Being able to recognize what makes you comfortable is one thing. Standing up for it, especially early in your career, is another.

"That part is tough, but you have to, and I think the older you get the more you are like, 'Hey, I know what I need to do to have success,'" Johnson said. "I need someone that has that same vision and can see that same things. If they don't have that, that's where you can start to see struggles because you can't have one way of playing the game. If it was one way, everyone would play that same way. It just doesn't work."

Suggested changes often relate to depth, and although there are plenty of success stories about a goalie simplifying his game and movements by playing deeper in the crease, the reality is, changing where a goalie plays affects other parts of their game.

Vancouver Canucks goalie Ryan Miller wasn't completely comfortable last season playing back in his crease the way goalie coach Roland Melanson prefers. Miller didn't trust his coverage and felt he needed to use his hands more, which left him opening up on shots, and now he plays more at the edge of his crease. Conversely, after leaving Vancouver, Eddie Lack struggled early this season trying to play a more aggressive style with the Carolina Hurricanes.

"You spend your career making reads on certain situations at a certain depth, and when you start to change that, everything changes," Miller said this summer, adding he was "in a better place to take in more" in his second season working with Melanson. "You have to be open to changes, but you also have to hold true to what makes you good. It's a balancing point."

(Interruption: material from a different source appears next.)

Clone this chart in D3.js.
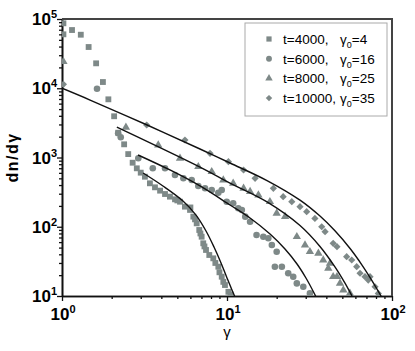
<!DOCTYPE html>
<html>
<head>
<meta charset="utf-8">
<script src="https://cdn.jsdelivr.net/npm/d3@7"></script>
<style>
  body { margin: 0; background: #fff; }
  text { font-family: "Liberation Sans", Arial, sans-serif; }
</style>
</head>
<body>
<div id="chart"></div>
<script>
// data
var gamma4000 = [1.02, 1.02, 1.15, 1.30, 1.45, 1.61, 1.77, 1.91, 2.07, 2.19, 2.38, 2.52, 2.68, 2.84, 3.00, 3.18, 3.41, 3.66, 3.93, 4.21, 4.51, 4.84, 5.0, 5.19, 5.56, 5.97, 6.0, 6.25, 6.4, 6.55, 6.79, 6.9, 7.02, 7.18, 7.3, 7.46, 7.81, 8.26, 8.5, 8.86, 9.0, 9.29, 9.5, 9.72, 10.2, 10.5];
var dn4000    = [86700, 60100, 69300, 59300, 39400, 22900, 12300, 6920, 3940, 2280, 1550, 1120, 841, 698, 604, 528, 424, 371, 332, 297, 272, 249, 240, 230, 195, 175, 190, 140, 128, 112, 89.8, 80, 71.8, 57.7, 52, 46.2, 39.1, 35.0, 30, 26.5, 22, 19.0, 16, 14.4, 11.5, 10.5];

var gamma6000 = [1.63, 2.19, 2.27, 2.90, 3.55, 4.21, 4.84, 5.44, 6.11, 6.70, 7.36, 8.08, 8.86, 9.29, 9.96, 10.9, 11.7, 12.3, 12.9, 13.8, 15.1, 16.6, 17.8, 18.7, 20.0, 19.5, 21.5, 23.5, 25.2, 26.5, 29.0, 31.8];
var dn6000    = [9860, 2240, 1960, 973, 698, 698, 559, 501, 473, 388, 359, 340, 310, 340, 230, 218, 185, 175, 140, 118, 76, 71.8, 68.1, 54.5, 43.6, 26.5, 26.5, 21.3, 19.0, 15.2, 13.6, 10.9];

var gamma8000 = [1.02, 2.44, 3.83, 5.19, 6.70, 8.08, 9.5, 10.9, 12.6, 13.8, 15.5, 18.2, 20.0, 22.5, 26.5, 29.7, 31.8, 35.8, 38.3, 41.1, 42.1, 44.0, 46.4, 48.4, 50.7, 55.6];
var dn8000    = [24200, 2730, 1515, 973, 736, 624, 473, 424, 359, 321, 287, 230, 156, 140, 71.8, 54.5, 43.6, 41.3, 33.1, 25.1, 29.6, 19.0, 19.0, 15.2, 12.2, 10.9];

var gamma10000 = [1.02, 3.26, 5.56, 7.89, 10.2, 12.6, 14.8, 19.1, 21.9, 24.7, 27.7, 30.4, 34.1, 37.5, 39.3, 44.0, 46.4, 53.1, 57.0, 61.1, 64.0, 68.6, 71.8, 73.6, 78.9, 82.6];
var dn10000    = [11400, 2945, 1790, 1150, 869, 660, 501, 359, 272, 230, 195, 165, 132, 100, 84.8, 57.7, 51.5, 37.0, 33.1, 26.5, 21.3, 19.0, 17.0, 19.0, 13.6, 10.9];

// fitted curves
var fitGamma4000 = [3.10, 4.09, 5.41, 6.49, 7.46, 8.34, 9.20, 10.0, 10.72, 11.18];
var fitDn4000    = [597, 388, 235, 147, 86.8, 51.0, 30.0, 18.2, 12.2, 9.67];
var fitGamma6000 = [2.89, 4.51, 6.86, 10.43, 13.79, 18.23, 22.46, 26.57, 30.1, 33.7, 35.1];
var fitDn6000    = [1087, 660, 388, 206, 134, 78.6, 47.7, 29.0, 18.2, 11.05, 9.05];
var fitGamma8000 = [2.15, 6.86, 10.43, 17.48, 27.7, 36.6, 45.1, 51.9, 57.2, 60.5];
var fitDn8000    = [2756, 729, 428, 228.5, 104.2, 51.9, 26.3, 15.3, 10, 7.74];
var fitGamma10000 = [1, 1.48, 3.28, 6.86, 10.43, 17.48, 27.7, 36.6, 45.1, 55.7, 65.8, 75.6, 85.8, 90.7];
var fitDn10000    = [10000, 6761, 2946, 1327, 833, 464, 242, 142.5, 87.4, 48.5, 28.0, 16.7, 10, 7.87];

var legendT = ["t=4000,", "t=6000,", "t=8000,", "t=10000,"];
var legendG0 = ["4", "16", "25", "35"];

var xTicks = [1, 10, 100];
var xTickExp = ["0", "1", "2"];
var yTicks = [10, 100, 1000, 10000, 100000];
var yTickExp = ["1", "2", "3", "4", "5"];

var svgWidth = 415, svgHeight = 351;
var margin = {top: 19, right: 23, bottom: 55, left: 62};
var width = svgWidth - margin.left - margin.right;
var height = svgHeight - margin.top - margin.bottom;
var grey = "#7e8988";

var svg = d3.select("#chart").append("svg")
  .attr("width", svgWidth)
  .attr("height", svgHeight);

var chartGroup = svg.append("g")
  .attr("transform", `translate(${margin.left}, ${margin.top})`);

var x = d3.scaleLog().domain([1, 100]).range([0, width]);
var y = d3.scaleLog().domain([10, 100000]).range([height, 0]);

svg.append("defs").append("clipPath").attr("id", "clip")
  .append("rect").attr("width", width).attr("height", height);

// minor ticks
var xMinor = [], yMinor = [];
[1, 10].forEach(function(b) { for (var i = 2; i <= 9; i++) xMinor.push(b * i); });
[10, 100, 1000, 10000].forEach(function(b) { for (var i = 2; i <= 9; i++) yMinor.push(b * i); });

function styleAxis(g) {
  g.select(".domain").attr("stroke", "#111").attr("stroke-width", 1.6);
  g.selectAll(".tick line").attr("stroke", "#111").attr("stroke-width", 1.3);
  g.selectAll(".tick text").remove();
}

chartGroup.append("g")
  .attr("transform", `translate(0, ${height})`)
  .call(d3.axisBottom(x).tickValues(xMinor).tickSize(3).tickSizeOuter(0))
  .call(styleAxis);
chartGroup.append("g")
  .attr("transform", `translate(0, ${height})`)
  .call(d3.axisBottom(x).tickValues(xTicks).tickSize(5).tickSizeOuter(0))
  .call(styleAxis);
chartGroup.append("g")
  .call(d3.axisLeft(y).tickValues(yMinor).tickSize(3).tickSizeOuter(0))
  .call(styleAxis);
chartGroup.append("g")
  .call(d3.axisLeft(y).tickValues(yTicks).tickSize(5).tickSizeOuter(0))
  .call(styleAxis);

// top and right frame
chartGroup.append("path")
  .attr("d", `M0,0H${width}V${height}`)
  .attr("fill", "none")
  .attr("stroke", "#444")
  .attr("stroke-width", 2);

// tick labels with superscripts
xTicks.forEach(function(v, i) {
  var t = chartGroup.append("text")
    .attr("x", x(v) + 1)
    .attr("y", height + 24)
    .attr("text-anchor", "middle")
    .style("font-weight", "bold")
    .style("font-size", "17px");
  t.append("tspan").text("10");
  t.append("tspan").attr("dy", -7).style("font-size", "11px").text(xTickExp[i]);
});
yTicks.forEach(function(v, i) {
  var t = chartGroup.append("text")
    .attr("x", -5)
    .attr("y", y(v) + 6)
    .attr("text-anchor", "end")
    .style("font-weight", "bold")
    .style("font-size", "17px");
  t.append("tspan").text("10");
  t.append("tspan").attr("dy", -7).style("font-size", "11px").text(yTickExp[i]);
});

// axis titles
svg.append("text")
  .attr("transform", `translate(${margin.left + x(10)}, 337)`)
  .attr("text-anchor", "middle")
  .style("font-size", "15px")
  .text("γ");
svg.append("text")
  .attr("transform", `translate(18, ${margin.top + height / 2}) rotate(-90)`)
  .attr("text-anchor", "middle")
  .style("font-weight", "bold")
  .style("font-size", "16px")
  .style("letter-spacing", "1.5px")
  .text("dn/dγ");

// scatter
var series = [
  {g: gamma4000, d: dn4000, sym: d3.symbolSquare, size: 34, rot: 0},
  {g: gamma6000, d: dn6000, sym: d3.symbolCircle, size: 34, rot: 0},
  {g: gamma8000, d: dn8000, sym: d3.symbolTriangle, size: 30, rot: 0},
  {g: gamma10000, d: dn10000, sym: d3.symbolSquare, size: 26, rot: 45}
];

var plot = chartGroup.append("g").attr("clip-path", "url(#clip)");

series.forEach(function(s) {
  var pts = s.g.map(function(v, i) { return [v, s.d[i]]; });
  plot.selectAll(null)
    .data(pts)
    .enter()
    .append("path")
    .attr("d", d3.symbol().type(s.sym).size(s.size))
    .attr("transform", function(d) {
      return `translate(${x(d[0])},${y(d[1])}) rotate(${s.rot})`;
    })
    .attr("fill", grey);
});

// fitted lines
var line = d3.line()
  .x(function(d) { return x(d[0]); })
  .y(function(d) { return y(d[1]); })
  .curve(d3.curveCatmullRom.alpha(0.5));

[[fitGamma4000, fitDn4000], [fitGamma6000, fitDn6000],
 [fitGamma8000, fitDn8000], [fitGamma10000, fitDn10000]].forEach(function(f) {
  var pts = f[0].map(function(v, i) { return [v, f[1][i]]; });
  plot.append("path")
    .datum(pts)
    .attr("d", line)
    .attr("fill", "none")
    .attr("stroke", "#111")
    .attr("stroke-width", 1.4);
});

// legend
var legend = svg.append("g");
legend.append("rect")
  .attr("x", 245).attr("y", 23)
  .attr("width", 142).attr("height", 93)
  .attr("fill", "#fff")
  .attr("stroke", "#aaa");

legendT.forEach(function(t, i) {
  var cy = 39 + i * 19.7;
  var s = series[i];
  legend.append("path")
    .attr("d", d3.symbol().type(s.sym).size(s.size * 0.8))
    .attr("transform", `translate(269,${cy}) rotate(${s.rot})`)
    .attr("fill", grey);
  legend.append("text")
    .attr("x", 283).attr("y", cy + 5)
    .style("font-size", "13.5px")
    .text(t);
  var g0 = legend.append("text")
    .attr("x", 340).attr("y", cy + 5)
    .style("font-size", "13.5px");
  g0.append("tspan").text("γ");
  g0.append("tspan").attr("dy", 4).style("font-size", "9px").text("0");
  g0.append("tspan").attr("dy", -4).text("=" + legendG0[i]);
});
</script>
</body>
</html>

Allen, who joined the Sabres after four years with the Chicago Blackhawks as their goaltending development coach, agrees. That's why he went over situation-specific video with his new pupils before the season, trying to get a feel for how each approached certain plays and what elements they believed was important to feeling good and playing well. As expected, the answers were different for each goalie, but knowing how they differed allowed Allen to tailor his practice plans to Johnson and Robin Lehner, who returned last week after getting injured in his Sabres debut on Oct. 8.

For Lehner, it's a matter of adding a little more of the technical structure that usually leads to more consistency, finding a way to be less reliant on his obvious reactive talents and speed without taking away from those natural gifts.

"Build a technical base without making them feel like they are robots," Allen said.

Johnson has great patience on his skates, holding edges to beat passes and read shots without defaulting to his knees prematurely. He continues to work on his post play, adding more reverse-VH by sealing the short side with his lead pad on the ice and his body leaned up against the post. But where some now make that their default technique on sharp-angle attacks, Allen also understands Johnson doesn't feel as comfortable with that short-side knee down early in reverse-VH. It plays away from those strengths of holding his edges compared to the original VH technique, with the near-side skate on the ice and that pad stacked up vertically against the post.

Although he's helping Johnson get more comfortable using reverse-VH, Allen isn't forcing him.

"It's a two-way street for me," Allen said. "In drills there is a lot of conversation about, 'Hey, how did this go in this situation?' and if they say, 'You know what, I liked it,' then it's, 'OK, let's do a few more reps like that.' That's the way we've done it here."

That may seem obvious, but Johnson knows it's not always the case in the NHL.

After going 17-4-3 with a .925 save percentage behind a good Boston Bruins defense two seasons ago, Johnson signed a two-year free-agent contract with the New York Islanders in 2014 but struggled with an .889 save percentage last season. Traded to the Sabres in March, he was unable to play at the end of last season because of injury. He is 12-12-2 with a .920 save percentage for Buffalo this season and credits Allen for working with him to establish mutually agreed upon positioning staples they can monitor and correct if he starts to drift.

"When things don't go well some guys say, 'OK, now you are going to play 2 feet out compared to before,'" Johnson said. "People think that's not changing your style, but it really is. But I didn't have a good foundation to come back to, so it was, 'This didn't work, so now you have to change your whole thing.' You get lost."